The Australian Catholic Bishops Conference’s Office for Justice Ecology and Peace has put together resources, including:
- IDPWD Prayer and Prayer Service
- Reflections from Catholic Social Teaching
- Images for presentations or social media
- Links to personal reflections and resources
IDPWD Prayer and Prayer Service
A prayer service including music, leaders guide and people’s order.

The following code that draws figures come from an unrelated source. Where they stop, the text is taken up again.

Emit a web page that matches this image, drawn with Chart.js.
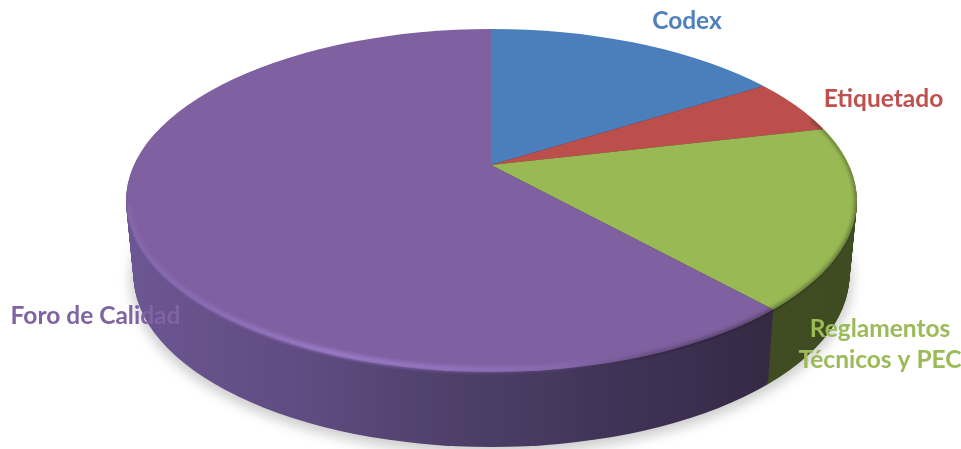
<!DOCTYPE html>
<html>
<head>
<meta charset="utf-8">
<style>html,body{margin:0;padding:0;background:#fff}canvas{display:block}</style>
<script src="https://cdn.jsdelivr.net/npm/chart.js@4"></script>
</head>
<body>
<canvas id="c" width="961" height="449"></canvas>
<script>
const categories = ["Codex", "Etiquetado", "Reglamentos Técnicos y PEC", "Foro de Calidad"];
const shares = [16.2, 5.2, 16.8, 61.8];
const faceColors = ["#4b7fbc", "#bc4f4c", "#99b955", "#7f60a0"];
const labelColors = ["#4f81bd", "#c0504d", "#9bbb59", "#8064a2"];
const labelLines = [["Codex"], ["Etiquetado"], ["Reglamentos", "Técnicos y PEC"], ["Foro de Calidad"]];

// view of the tilted disc
const top_ = {ax:491, ay:165, cx:491.5, cy:200.5, rx:365.5, ry:171.5};
const bot_ = {ax:487, ay:240, cx:491.5, cy:275, rx:358, ry:172};
const squash = 0.469, grow = 2.1;
const sideStops = [
  [[0,"#26304f"],[1,"#26304f"]],
  [[0,"#4a2625"],[1,"#4a2625"]],
  [[0,"#434f24"],[1,"#3f4c22"]],
  [[0,"#6c5693"],[0.25,"#5e4b80"],[0.45,"#4e3f69"],[0.7,"#3e3154"],[0.9,"#352843"],[1,"#332744"]]
];
const labelSpots = [[687,[21]],[883.5,[99]],[880,[329,360]],[95.5,[316]]];

function lerp(a,b,t){return a+(b-a)*t;}
function layer(t){const o={};for(const k in top_)o[k]=lerp(top_[k],bot_[k],t);return o;}
function ellipsePath(ctx,v){ctx.beginPath();ctx.ellipse(v.cx,v.cy,v.rx,v.ry,0,0,Math.PI*2);}
function place(ctx,v,el){
  ctx.translate(v.ax,v.ay);
  ctx.scale(grow,grow*squash);
  ctx.translate(-el.x,-el.y);
}

const disc3d = {
  id:"disc3d",
  beforeDatasetsDraw(chart){
    const ctx=chart.ctx, arcs=chart.getDatasetMeta(0).data;
    // soft ground shadow, below the disc only
    ctx.save();
    ctx.filter="blur(6px)";
    ctx.fillStyle="rgba(110,110,110,0.34)";
    ctx.beginPath();
    ctx.ellipse(bot_.cx,bot_.cy+4,bot_.rx+3,bot_.ry+3,0,0,Math.PI*2);
    ctx.fill();
    ctx.restore();
    // wall: the library's arcs repeated layer by layer
    for(let n=75;n>=1;n--){
      const v=layer(n/75);
      arcs.forEach((el,i)=>{
        ctx.save();
        ellipsePath(ctx,v);ctx.clip();
        place(ctx,v,el);
        const x0=el.x+(130-v.ax)/grow, x1=el.x+(860-v.ax)/grow;
        const g=ctx.createLinearGradient(x0,0,x1,0);
        sideStops[i].forEach(s=>g.addColorStop(s[0],s[1]));
        const keep=el.options;
        el.options=Object.assign({},keep,{backgroundColor:g,borderWidth:0});
        el.draw(ctx);
        el.options=keep;
        ctx.restore();
      });
    }
    // top face, drawn by the chart itself
    ctx.save();
    ellipsePath(ctx,top_);ctx.clip();
    if(arcs[0])place(ctx,top_,arcs[0]);
  },
  afterDatasetsDraw(chart){
    const ctx=chart.ctx;
    ctx.restore();
    // bevel highlight on the front-left rim
    ctx.save();
    ctx.beginPath();
    ctx.ellipse(top_.cx,top_.cy+1.5,top_.rx,top_.ry+1.5,0,0,Math.PI*2);
    ctx.clip();
    ctx.filter="blur(2px)";
    let g=ctx.createLinearGradient(126,0,640,0);
    g.addColorStop(0,"rgba(150,122,205,0.35)");
    g.addColorStop(0.1,"rgba(150,122,205,0.6)");
    g.addColorStop(0.4,"rgba(168,138,222,0.9)");
    g.addColorStop(0.65,"rgba(165,135,220,0.7)");
    g.addColorStop(1,"rgba(165,135,220,0)");
    ctx.strokeStyle=g;ctx.lineWidth=4;
    ctx.beginPath();
    ctx.ellipse(top_.cx,top_.cy,top_.rx-2.5,top_.ry-2.5,0,Math.PI*0.33,Math.PI*0.99);
    ctx.stroke();
    // dark soft edge on the front-right rim
    g=ctx.createLinearGradient(560,0,860,0);
    g.addColorStop(0,"rgba(30,24,40,0)");
    g.addColorStop(0.45,"rgba(30,24,40,0.6)");
    g.addColorStop(1,"rgba(40,50,20,0.75)");
    ctx.strokeStyle=g;ctx.lineWidth=3;
    ctx.beginPath();
    ctx.ellipse(top_.cx,top_.cy,top_.rx,top_.ry,0,-Math.PI*0.16,Math.PI*0.5);
    ctx.stroke();
    ctx.restore();
  },
  afterDraw(chart){
    const ctx=chart.ctx;
    ctx.save();
    ctx.font='bold 24.5px Lato, "Open Sans", sans-serif';
    ctx.textAlign="center";ctx.textBaseline="middle";
    labelLines.forEach((lines,i)=>{
      ctx.fillStyle=labelColors[i];
      lines.forEach((s,j)=>ctx.fillText(s,labelSpots[i][0],labelSpots[i][1][j]));
    });
    ctx.restore();
  }
};

new Chart(document.getElementById("c"),{
  type:"pie",
  data:{labels:categories,datasets:[{data:shares,backgroundColor:faceColors,borderWidth:0}]},
  options:{
    responsive:false,animation:false,events:[],
    layout:{padding:0},
    plugins:{legend:{display:false},tooltip:{enabled:false}}
  },
  plugins:[disc3d]
});
</script>
</body>
</html>
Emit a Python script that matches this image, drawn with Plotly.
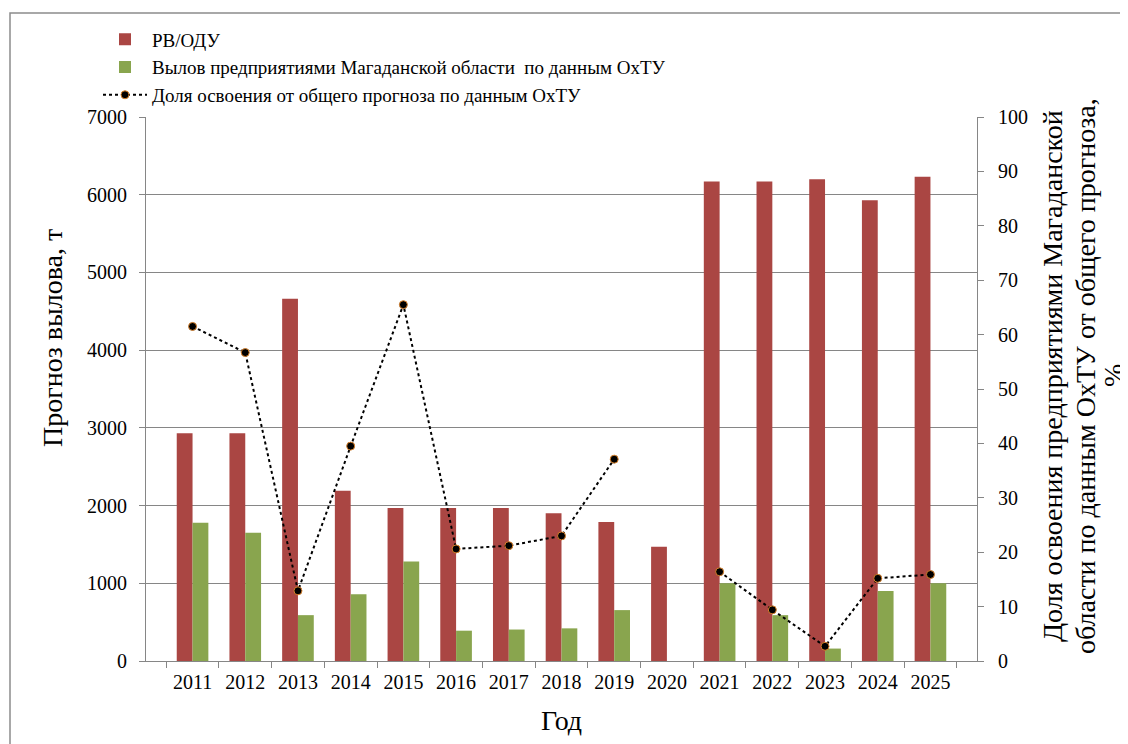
import plotly.graph_objects as go

years = [str(y) for y in range(2011, 2026)]
rv_odu = [2930, 2930, 4660, 2190, 1970, 1970, 1970, 1900, 1790, 1470, 6170, 6170, 6200, 5930, 6230]
catch = [1780, 1650, 590, 860, 1280, 390, 405, 420, 655, None, 1000, 590, 160, 900, 1000]
share = [61.5, 56.7, 12.9, 39.5, 65.5, 20.6, 21.2, 23.0, 37.1, None, 16.4, 9.4, 2.7, 15.2, 15.9]

name_rv = "РВ/ОДУ"
name_catch = "Вылов предприятиями Магаданской области  по данным ОхТУ"
name_share = "Доля освоения от общего прогноза по данным ОхТУ"
y2_title_lines = ["Доля освоения предприятиями Магаданской",
                  "области по данным ОхТУ от общего прогноза,",
                  "%"]

FONT = "Times New Roman"
GRID = "#868686"

OFF = 8
W, H = 1128 - OFF, 744 - OFF
PL, PR, PT, PB = 146, 977, 117, 661
L, R, T, B = PL - OFF, W - (PR - OFF), PT - OFF, H - (PB - OFF)
pw, ph = PR - PL, PB - PT


def px(x):
    return (x - PL) / pw


def py(y):
    return (PB - y) / ph


fig = go.Figure()
fig.add_trace(go.Bar(x=years, y=rv_odu, name=name_rv, marker_color="#AA4643",
                     marker_line_width=0, legendgroup="a"))
fig.add_trace(go.Bar(x=years, y=catch, name=name_catch, marker_color="#89A54E",
                     marker_line_width=0, legendgroup="b"))
fig.add_trace(go.Scatter(x=years, y=share, name=name_share, yaxis="y2",
                         mode="lines+markers", connectgaps=False,
                         line=dict(color="black", dash="dot", width=2),
                         marker=dict(color="black", size=8,
                                     line=dict(color="#D9822B", width=1)),
                         legendgroup="c"))

annotations = [
    dict(text="Прогноз вылова, т", textangle=-90, x=px(52), y=py(338),
         xref="paper", yref="paper", showarrow=False,
         xanchor="center", yanchor="middle", font=dict(size=28, family=FONT)),
]
for line_text, xc in zip(y2_title_lines, [1052, 1085, 1113]):
    annotations.append(dict(text=line_text, textangle=-90, x=px(xc), y=py(376),
                            xref="paper", yref="paper", showarrow=False,
                            xanchor="center", yanchor="middle",
                            font=dict(size=28, family=FONT)))

fig.update_layout(
    width=W, height=H,
    margin=dict(l=L, r=R, t=T, b=B),
    paper_bgcolor="white", plot_bgcolor="white",
    font=dict(family=FONT, color="black", size=20),
    barmode="group", bargap=0.4, bargroupgap=0,
    legend=dict(x=px(98), y=py(20.5), xanchor="left", yanchor="top",
                font=dict(size=19, family=FONT), tracegroupgap=0,
                bgcolor="rgba(0,0,0,0)", itemwidth=44),
    xaxis=dict(type="category", showline=True, linecolor=GRID, linewidth=1,
               ticks="outside", tickson="boundaries", ticklen=6, tickcolor=GRID,
               showgrid=False, tickfont=dict(size=20, family=FONT),
               ticklabelstandoff=3, tickangle=0,
               title=dict(text="Год", font=dict(size=28, family=FONT), standoff=18)),
    yaxis=dict(range=[0, 7000], dtick=1000, showline=True, linecolor=GRID,
               linewidth=1, ticks="outside", ticklen=6, tickcolor=GRID,
               showgrid=True, gridcolor=GRID, gridwidth=1, zeroline=False,
               tickfont=dict(size=20, family=FONT), ticklabelstandoff=8),
    yaxis2=dict(range=[0, 100], dtick=10, overlaying="y", side="right",
                showline=True, linecolor=GRID, linewidth=1, ticks="outside",
                ticklen=6, tickcolor=GRID, showgrid=False, zeroline=False,
                tickfont=dict(size=20, family=FONT), ticklabelstandoff=10),
    annotations=annotations,
    shapes=[
        dict(type="rect", xref="paper", yref="paper",
             x0=px(10), x1=px(1160), y0=py(780), y1=py(13),
             line=dict(color="#8c8c8c", width=1.5), fillcolor="rgba(0,0,0,0)",
             layer="below"),
    ],
)

fig.write_html("out.html")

All prayer service resources including PowerPoint.
Catholic Social Teaching
Pope Francis highlighted three points in his 2020 message for IDPWD: promoting a culture of life that constantly affirms the dignity of people with disabilities; inclusion that seeks to speak no longer about ‘them’, but rather about ‘us’; and opening active participation to people with disability to support all to belong and to contribute in their communities:
“In virtue of their baptism, all the members of the People of God have become missionary disciples. All the baptised, whatever their position in the Church or their level of instruction in the faith, are agents of evangelisation. “
Evangelii Gaudium, 120.
People with disability are part of the Body of Christ. Their voices in any conversations and decisions regarding their lives must be centred and heard: disability advocate Carly Findlay names this as “nothing about us without us.” Justin Glyn SJ links this to the life of the Trinity in communion:
“The life of the Kingdom of God, now and in the age to come, is a life of interdependence of all in God. Like God in Trinity, human life is relational. Our gifts supplement the weakness and limitations of others. Impairment – which in the final analysis is the lot of the whole of humanity – reminds us that, for all the beauty of our variegated bodies, we are an interdependent community called into new life in and through a God who has made us for love of God and others whose very essence is relationship.”
‘Us’ Not ‘Them’, Catholic Social Justice Series, 2019.